As fev's answer suggests, the earliest form of the expression involved hairs past freckles rather than freckles past hairs—although the kindred expression "according to the hairs in my wrist" may be even earlier. Eric Partridge, A Dictionary of Catchphrases (1977/1985) has this entry:
two hairs past a freckle. 'When we {in our schooldays, c. 1958–65} were asked the time was, and we didn't have a watch, we'd look at the back of our wrists as if there was a watch there, and say "two hairs past a freckle"' (Levene, 1978) P[aul] B[eale, commenting in 1985]: the idea, if not the actual phrase goes back a decade or two earlier: our school version, earlier 1940s, was 'according to the hairs on my wrist...'
An instance of this wording appears in an unidentified script from The Goon Show, broadcast at some point between October 1954 and January 1956, reprinted in The Goon Show Scripts (1972):
MORIARTY Don't be a fool — this is no time to take a bath, it's getting late.

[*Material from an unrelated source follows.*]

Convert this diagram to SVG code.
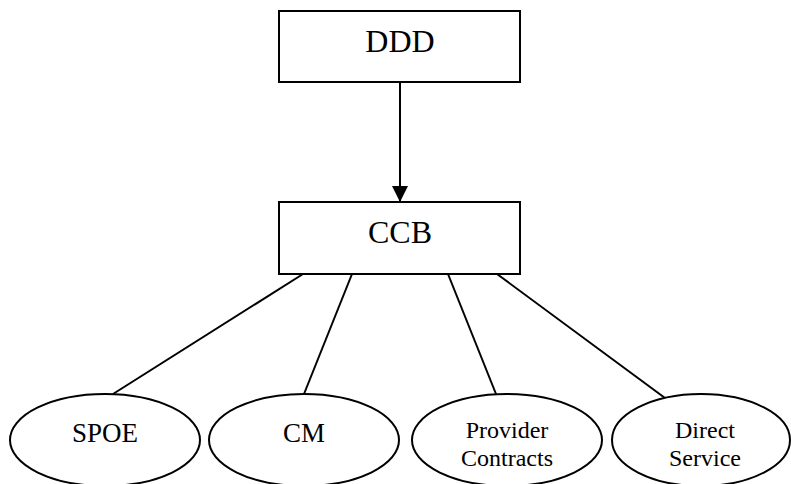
<svg xmlns="http://www.w3.org/2000/svg" width="791" height="484" viewBox="0 0 791 484">
<style>
.box{fill:#fff;stroke:#000;stroke-width:2}
.ell{fill:#fff;stroke:#000;stroke-width:2}
.line{stroke:#000;stroke-width:2;fill:none}
text{font-family:"Liberation Serif","Times New Roman",serif;fill:#000;text-anchor:middle}
.big{font-size:32px}
.mid{font-size:27px}
.sm{font-size:24px}
</style>
<defs>
<marker id="arr" markerWidth="16" markerHeight="16" refX="16" refY="8" orient="auto" markerUnits="userSpaceOnUse">
<path d="M0,0 L16,8 L0,16 Z" fill="#000"/>
</marker>
</defs>
<rect width="791" height="484" fill="#fff"/>
<g id="connectors">
<line class="line" x1="400" y1="82" x2="400" y2="202" marker-end="url(#arr)"/>
<line class="line" x1="303" y1="274" x2="113" y2="394"/>
<line class="line" x1="352" y1="274" x2="304" y2="394"/>
<line class="line" x1="448" y1="274" x2="496" y2="394"/>
<line class="line" x1="497" y1="274" x2="665" y2="398"/>
</g>
<g id="ddd">
<rect class="box" x="279" y="11" width="241" height="71"/>
<text class="big" x="400" y="52">DDD</text>
</g>
<g id="ccb">
<rect class="box" x="279" y="202" width="241" height="72"/>
<text class="big" x="400" y="243">CCB</text>
</g>
<g id="spoe">
<ellipse class="ell" cx="105" cy="440" rx="95" ry="46"/>
<text class="mid" x="105" y="442">SPOE</text>
</g>
<g id="cm">
<ellipse class="ell" cx="304" cy="440" rx="95" ry="46"/>
<text class="mid" x="304" y="442">CM</text>
</g>
<g id="provider">
<ellipse class="ell" cx="507" cy="440" rx="95" ry="46"/>
<text class="sm" x="507" y="438">Provider</text>
<text class="sm" x="507" y="466">Contracts</text>
</g>
<g id="direct">
<ellipse class="ell" cx="701" cy="440" rx="89" ry="46"/>
<text class="sm" x="705" y="438">Direct</text>
<text class="sm" x="705" y="466">Service</text>
</g>
</svg>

SEAGOON Nonsense — plenty of time — according to the hairs on my wrist it's only half past ten.
GRYTPYPE-THYNNE (disbelief) The hairs on you wrist say half past ten?
SEAGOON Yes.
One early instance of "hairs past a freckle" (cited in Greybeard's answer) ups the number of hairs to ten. From the California Folklore Society's Western Folklore, volumes 13–14 (1954[–1955?]):
28d. What time is it?
Ten hairs past a freckle (or mole or some feature).

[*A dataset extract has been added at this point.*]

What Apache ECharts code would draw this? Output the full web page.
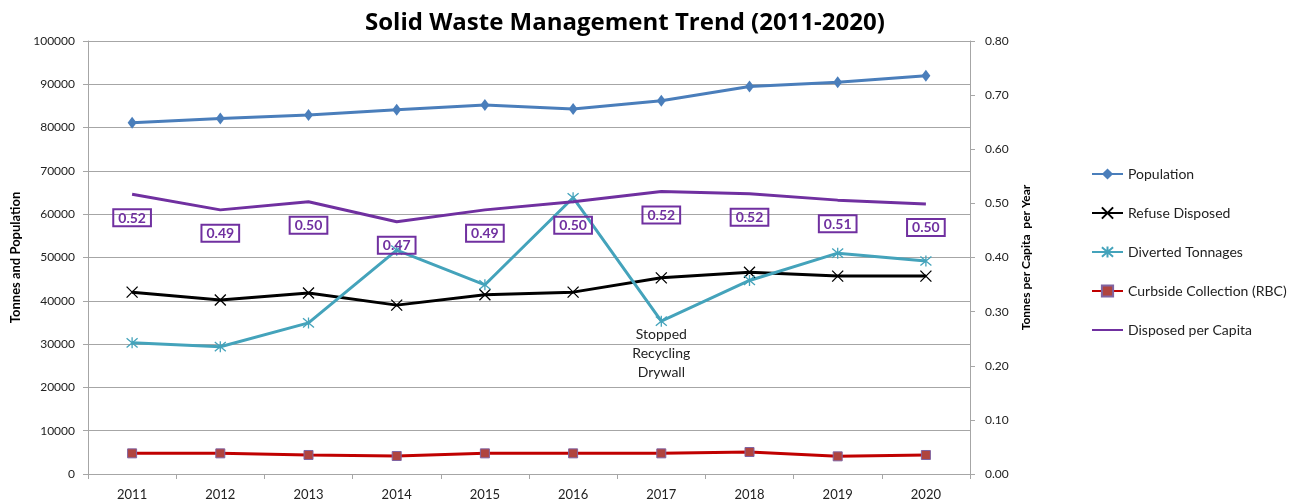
<!DOCTYPE html>
<html>
<head>
<meta charset="utf-8">
<script src="https://cdn.jsdelivr.net/npm/echarts@6/dist/echarts.min.js"></script>
<style>
  html, body { margin: 0; padding: 0; background: #fff; }
  #main { width: 1297px; height: 503px; }
</style>
</head>
<body>
<div id="main"></div>
<script>
var myChart = echarts.init(document.getElementById('main'));

var years = ['2011', '2012', '2013', '2014', '2015', '2016', '2017', '2018', '2019', '2020'];
var population = [81100, 82100, 82900, 84100, 85200, 84300, 86200, 89500, 90500, 92000];
var refuseDisposed = [42000, 40200, 41800, 39000, 41400, 42000, 45300, 46600, 45700, 45700];
var divertedTonnages = [30300, 29400, 34900, 51700, 43700, 63800, 35300, 44700, 51000, 49200];
var curbside = [4770, 4770, 4390, 4160, 4770, 4770, 4770, 5080, 4080, 4390];
var disposedPerCapita = [0.517, 0.488, 0.503, 0.466, 0.488, 0.503, 0.522, 0.518, 0.506, 0.499];
var noteYear = '2017';
var noteText = 'Stopped\nRecycling\nDrywall';

var font = 'Lato, "Liberation Sans", sans-serif';
var gridColor = '#a6a6a6';

// X and asterisk markers like the Excel ones
var crossPath = 'path://M0,0L10,10M10,0L0,10';
var starPath = 'path://M0,0L10,10M10,0L0,10M5,-1L5,11';

option = {
    backgroundColor: '#fff',
    textStyle: { fontFamily: font },
    title: {
        text: 'Solid Waste Management Trend (2011-2020)',
        left: 360,
        top: 6,
        textStyle: { fontSize: 24, fontWeight: 'bold', color: '#000', fontFamily: '"Open Sans", sans-serif' }
    },
    legend: {
        orient: 'vertical',
        left: 1086,
        top: 162,
        itemGap: 25,
        itemWidth: 31,
        itemHeight: 14,
        textStyle: { fontSize: 14, color: '#222', fontFamily: font },
        data: ['Population', 'Refuse Disposed', 'Diverted Tonnages', 'Curbside Collection (RBC)', 'Disposed per Capita']
    },
    grid: { left: 88, right: 327, top: 41, bottom: 29, containLabel: false },
    xAxis: {
        type: 'category',
        data: years,
        boundaryGap: true,
        axisLine: { lineStyle: { color: gridColor, width: 1 } },
        axisTick: { show: true, length: 5, lineStyle: { color: gridColor } },
        axisLabel: { color: '#222', fontSize: 13, margin: 14, fontFamily: font }
    },
    yAxis: [
        {
            type: 'value',
            min: 0,
            max: 100000,
            interval: 10000,
            name: 'Tonnes and Population',
            nameLocation: 'middle',
            nameGap: 66,
            nameTextStyle: { fontSize: 13, fontWeight: 'bold', color: '#000', fontFamily: font },
            axisLine: { show: true, lineStyle: { color: gridColor } },
            axisTick: { show: true, length: 5, lineStyle: { color: gridColor } },
            axisLabel: {
                color: '#222', fontSize: 12, margin: 13, fontFamily: font,
                formatter: function (v) { return String(v); }
            },
            splitLine: { show: true, lineStyle: { color: gridColor, width: 1 } }
        },
        {
            type: 'value',
            min: 0,
            max: 0.8,
            interval: 0.1,
            position: 'right',
            name: 'Tonnes per Capita  per Year',
            nameLocation: 'middle',
            nameGap: 50,
            nameRotate: 90,
            nameTextStyle: { fontSize: 12, fontWeight: 'bold', color: '#000', fontFamily: font },
            axisLine: { show: true, lineStyle: { color: gridColor } },
            axisTick: { show: true, length: 5, lineStyle: { color: gridColor } },
            axisLabel: {
                color: '#222', fontSize: 12, margin: 15, fontFamily: font,
                formatter: function (v) { return v.toFixed(2); }
            },
            splitLine: { show: false }
        }
    ],
    series: [
        {
            name: 'Population',
            type: 'line',
            data: population,
            symbol: 'diamond',
            symbolSize: [9, 12],
            lineStyle: { color: '#4a7ebb', width: 3 },
            itemStyle: { color: '#4a7ebb' },
            z: 3
        },
        {
            name: 'Refuse Disposed',
            type: 'line',
            data: refuseDisposed,
            symbol: crossPath,
            symbolSize: 11,
            lineStyle: { color: '#000', width: 3 },
            itemStyle: { color: '#000', borderColor: '#000', borderWidth: 1.3 },
            z: 3
        },
        {
            name: 'Diverted Tonnages',
            type: 'line',
            data: divertedTonnages.map(function (v, i) {
                if (years[i] === noteYear) {
                    return {
                        value: v,
                        label: {
                            show: true,
                            formatter: noteText,
                            position: 'bottom',
                            distance: -2,
                            color: '#222',
                            fontSize: 14,
                            lineHeight: 19,
                            fontFamily: font
                        }
                    };
                }
                return v;
            }),
            symbol: starPath,
            symbolSize: 11,
            lineStyle: { color: '#44a3bb', width: 3 },
            itemStyle: { color: '#44a3bb', borderColor: '#44a3bb', borderWidth: 1.3 },
            z: 3
        },
        {
            name: 'Curbside Collection (RBC)',
            type: 'line',
            data: curbside,
            symbol: 'rect',
            symbolSize: 9,
            lineStyle: { color: '#c00000', width: 3 },
            itemStyle: { color: '#b0443f', borderColor: '#8064a2', borderWidth: 1 },
            z: 3
        },
        {
            name: 'Disposed per Capita',
            type: 'line',
            yAxisIndex: 1,
            data: disposedPerCapita,
            symbol: 'circle',
            symbolSize: 4,
            showAllSymbol: true,
            lineStyle: { color: '#7030a0', width: 3 },
            itemStyle: { color: '#7030a0', opacity: 0 },
            label: {
                show: true,
                position: 'bottom',
                distance: 13,
                opacity: 1,
                formatter: function (p) { return p.value.toFixed(2); },
                color: '#7030a0',
                fontSize: 14,
                fontWeight: 'bold',
                fontFamily: font,
                borderColor: '#7030a0',
                borderWidth: 2,
                padding: [2, 5, 1, 5]
            },
            z: 4
        }
    ]
};

myChart.setOption(option);
</script>
</body>
</html>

The oldest recorded instance of the joke that I've been able in the form "freckle[s] past a hair" to find is this brief mention in Southern Folklore Quarterly, volume 26 (1962) [snippet view]:
2.72 Two freckles past a hair.
Another fairly early occurrence is in "What Time Is It?" in Lore and Language, volume 3 (1979) [combined snippets]:
L. C. recalls (July 1979) that in the sixties, at a primary school in Portadown, Co[unty] Armagh, a child who was asked the time and did not possess a watch would scrutinize his or her left wrist for a moment and then answer Two freckles past a hair. Strictly speaking this is less a put-put-off than what the Opies term a "crooked answer".
I couldn't find the 1943 instance from the Canyon [Texas] News cited in fev's answer online.